## Information shown:
· · · · · · ·

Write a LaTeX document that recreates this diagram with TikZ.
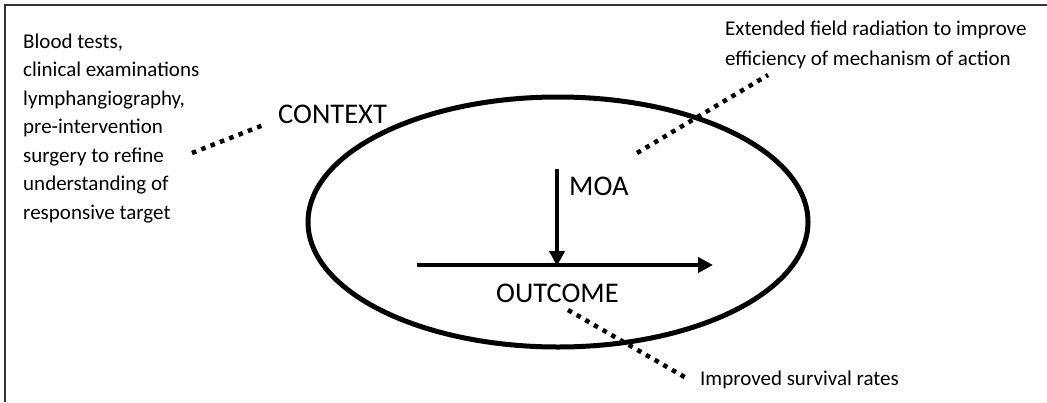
\documentclass[tikz,border=0pt]{standalone}
\usepackage{fontspec}
\setmainfont{Carlito}
\usetikzlibrary{shapes.geometric,arrows.meta}
\tikzset{
  small/.style={font=\fontsize{21}{28.5}\selectfont, inner sep=0pt, align=left},
  big/.style={font=\fontsize{28.5}{32}\selectfont, inner sep=0pt},
  dotline/.style={line width=4.5pt, dash pattern=on 4.5pt off 5.5pt},
  bigarrow/.style={line width=4.5pt, -{Triangle[length=15pt,width=15pt]}},
  frame/.style={draw=black!80, line width=1.5pt}
}
\begin{document}
\begin{tikzpicture}[x=1pt,y=-1pt]
\useasboundingbox (0,0) rectangle (1047,402);
\draw[frame] (5,402) -- (5,5) -- (1047,5);
% ellipse
\node[ellipse, draw, line width=5pt, minimum width=500pt, minimum height=250pt] (ell) at (558,222) {};
% texts
\node[small, anchor=base west] (ctxtext) at (23,219) {Blood tests,\\clinical examinations\\lymphangiography,\\pre-intervention\\surgery to refine\\understanding of\\responsive target};
\node[small, anchor=base west, font=\fontsize{21}{30}\selectfont] (moatext) at (725,65) {Extended field radiation to improve\\efficiency of mechanism of action};
\node[small, anchor=base west] (outtext) at (700,385) {Improved survival rates};
\node[big, anchor=base west] (ctx) at (278,123) {CONTEXT};
\node[big, anchor=base west] (moa) at (569,195) {MOA};
\node[big, anchor=base west] (out) at (496,302) {OUTCOME};
% arrows
\coordinate (hs) at (417,265);
\coordinate (he) at (713,265);
\coordinate (vs) at (557,169);
\coordinate (ve) at (557,266);
\draw[bigarrow] (hs) -- (he);
\draw[bigarrow] (vs) -- (ve);
% dotted connectors
\coordinate (c1) at (192,153);
\coordinate (c2) at (266,124);
\coordinate (m1) at (637,153);
\coordinate (m2) at (768,75);
\coordinate (o1) at (568,310);
\coordinate (o2) at (688,379);
\draw[dotline] (c1) -- (c2);
\draw[dotline] (m1) -- (m2);
\draw[dotline] (o1) -- (o2);
\end{tikzpicture}
\end{document}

· · · · · · ·

## Work to complete:
Retype the listing exactly. Pictures do not belong in the copy.

## Completed exercise:
Write a LaTeX document that recreates this diagram with TikZ.
\documentclass[tikz,border=0pt]{standalone}
\usepackage{fontspec}
\setmainfont{Carlito}
\usetikzlibrary{shapes.geometric,arrows.meta}
\tikzset{
  small/.style={font=\fontsize{21}{28.5}\selectfont, inner sep=0pt, align=left},
  big/.style={font=\fontsize{28.5}{32}\selectfont, inner sep=0pt},
  dotline/.style={line width=4.5pt, dash pattern=on 4.5pt off 5.5pt},
  bigarrow/.style={line width=4.5pt, -{Triangle[length=15pt,width=15pt]}},
  frame/.style={draw=black!80, line width=1.5pt}
}
\begin{document}
\begin{tikzpicture}[x=1pt,y=-1pt]
\useasboundingbox (0,0) rectangle (1047,402);
\draw[frame] (5,402) -- (5,5) -- (1047,5);
% ellipse
\node[ellipse, draw, line width=5pt, minimum width=500pt, minimum height=250pt] (ell) at (558,222) {};
% texts
\node[small, anchor=base west] (ctxtext) at (23,219) {Blood tests,\\clinical examinations\\lymphangiography,\\pre-intervention\\surgery to refine\\understanding of\\responsive target};
\node[small, anchor=base west, font=\fontsize{21}{30}\selectfont] (moatext) at (725,65) {Extended field radiation to improve\\efficiency of mechanism of action};
\node[small, anchor=base west] (outtext) at (700,385) {Improved survival rates};
\node[big, anchor=base west] (ctx) at (278,123) {CONTEXT};
\node[big, anchor=base west] (moa) at (569,195) {MOA};
\node[big, anchor=base west] (out) at (496,302) {OUTCOME};
% arrows
\coordinate (hs) at (417,265);
\coordinate (he) at (713,265);
\coordinate (vs) at (557,169);
\coordinate (ve) at (557,266);
\draw[bigarrow] (hs) -- (he);
\draw[bigarrow] (vs) -- (ve);
% dotted connectors
\coordinate (c1) at (192,153);
\coordinate (c2) at (266,124);
\coordinate (m1) at (637,153);
\coordinate (m2) at (768,75);
\coordinate (o1) at (568,310);
\coordinate (o2) at (688,379);
\draw[dotline] (c1) -- (c2);
\draw[dotline] (m1) -- (m2);
\draw[dotline] (o1) -- (o2);
\end{tikzpicture}
\end{document}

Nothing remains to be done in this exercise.